I think that if i'll compare two shapes i'll must apply this algorithm on tha image as on the pattern.
But in wich way i can compare two shapes?
Doing:
red=red2-red1
...

(where red1 and red2 are the red color of the points to compare) and:
if red<40
  ;this points are similar
else
  ;this points aren't similar
endif



splinux(Posted 2005) [#9]
So, could anyone help me?


jfk EO-11110(Posted 2005) [#10]
yes, you're right. tho I'd say

red_diff= red1-red2

It may be better to make a greyscale image out of both images before comparing, so you can work with the brightnesses only.
rgb=readpixelfast(x,y) and $FFFFFF
; separate RGB
red=(rgb and $FF0000) shr 16
green=(rgb and $FF00) shr 8
blue= rgb and $FF
; get greyscale (well, not fully correct since green has a higher value than red or blue, but that's peanuts)
grey=(red+green+blue)/3


now you can compare greyscales directly.

It may be a good idea to increase the images contrast now, to make the shape more visible. You even may increase the contrast that much that you'll have black and white only, but this requires that the images where well balanced before.

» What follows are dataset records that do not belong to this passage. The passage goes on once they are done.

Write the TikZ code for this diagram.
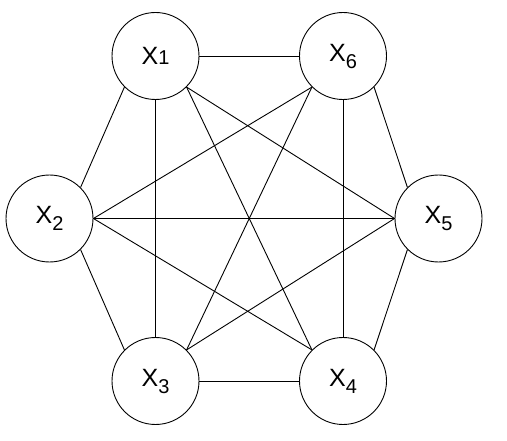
\documentclass[tikz,border=0pt]{standalone}
\usepackage{fontspec}
\setmainfont{Liberation Sans}
\newcommand{\varsub}[1]{\raisebox{-7pt}{\fontsize{20}{20}\selectfont #1}}
\begin{document}
\begin{tikzpicture}[
    x=1pt, y=1pt,
    var/.style={circle, draw, line width=0.9pt, minimum size=87pt, inner sep=0pt, font=\fontsize{25}{25}\selectfont},
    edge/.style={line width=0.9pt}
]
    \useasboundingbox (0,0) rectangle (507,440);
    \node[var] (x1) at (155.5,384) {X{\fontsize{20}{20}\selectfont 1}};
    \node[var] (x6) at (343,384) {X\varsub{6}};
    \node[var] (x2) at (49.5,221.5) {X\varsub{2}};
    \node[var] (x5) at (438.5,221.5) {X\varsub{5}};
    \node[var] (x3) at (155.5,59) {X\varsub{3}};
    \node[var] (x4) at (343,59) {X\varsub{4}};

    \draw[edge] (x1.east) -- (x6.west);
    \draw[edge] (x1.south west) -- (x2.north east);
    \draw[edge] (x1.south) -- (x3.north);
    \draw[edge] (x1.south east) -- (x4.north west);
    \draw[edge] (x1.south east) -- (x5.west);
    \draw[edge] (x6.south west) -- (x2.east);
    \draw[edge] (x6.south west) -- (x3.north east);
    \draw[edge] (x6.south) -- (x4.north);
    \draw[edge] (x6.south east) -- (x5.north west);
    \draw[edge] (x2.east) -- (x5.west);
    \draw[edge] (x2.east) -- (x4.north west);
    \draw[edge] (x2.south east) -- (x3.north west);
    \draw[edge] (x3.north east) -- (x5.west);
    \draw[edge] (x3.east) -- (x4.west);
    \draw[edge] (x4.north east) -- (x5.south west);
\end{tikzpicture}
\end{document}
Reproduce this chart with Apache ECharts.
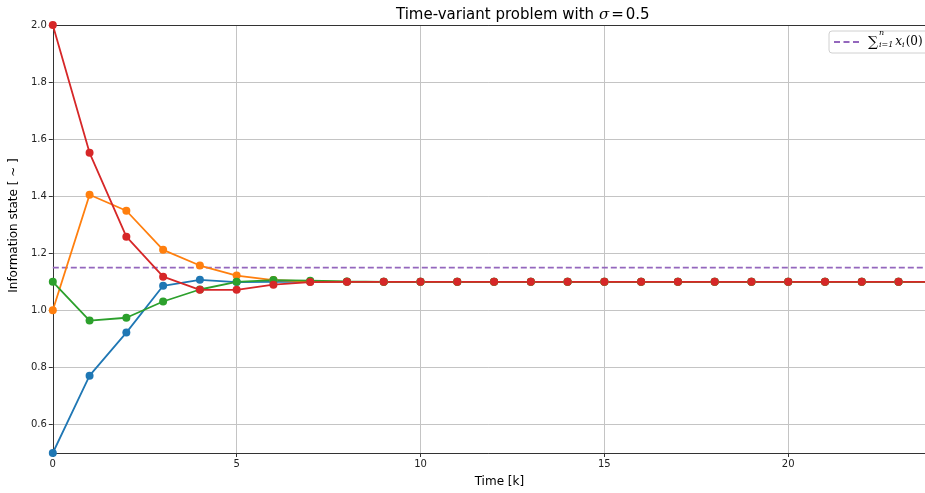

Anyway, increasing contrast can be done in many ways, eg:
if grey>128 then
 grey=(grey+2)*1.1
else
 grey=(grey-2)*0.9
endif
if grey >255 then grey=255
if grey <0 then grey =0


Don't expect too much help here. Because none of us has been there. Even the more experienced programmers don't know how to do this. If you are a beginner, don't expect that you can sit down and write a super artifical intelligence on a rainy weekend. And especially don't expect other people to do this for you instead. We can help you with the Blitz Commands. The AI info is out there, in the web.


jfk EO-11110(Posted 2005) [#11]
Some more thoughts:

if you compare images, you may not compare them pixel by pixel. Because if you do this and only add the diffrences, you probably get results that will be misinterpreted easily. You better compare groups of pixels. Personally I would use a set of primitives that will describe a group of pixels. A set for 8*8 Pixel groups could be:
straight line (any angle)
curve (any angle and curve size)
dot
corner
line that ends inside the group
etc.

your reference pics (dog, cat rat etc.) would then need to be resolved in such primitives too, so you could compare them easily.
The main problem I see when camparing real world images is:

-diffrent perspectives: you rarely get a perfect sideview of a horse, unless you use a special gate photo construction or somthing.
-diffrent scales. this can be solved partially by scaling the image in a way that the shape fits on the image (assuming the perspective is ok)
-rotation - you won't know if the rotation is right (well, maybe you know it based on the hardware and possible objects etc.). If rotation is unknown, you probably got to compare 360 rotated copies of the image - could be pretty slow...

These are only some thoughts, and I am pretty sure, If I'd try to realize such a programm, a bunch of further problems would pop up immediately.

Anyway, it's a fascinating chapter. Good luck!


splinux(Posted 2005) [#12]
Thanks for the help, i'll try some programs.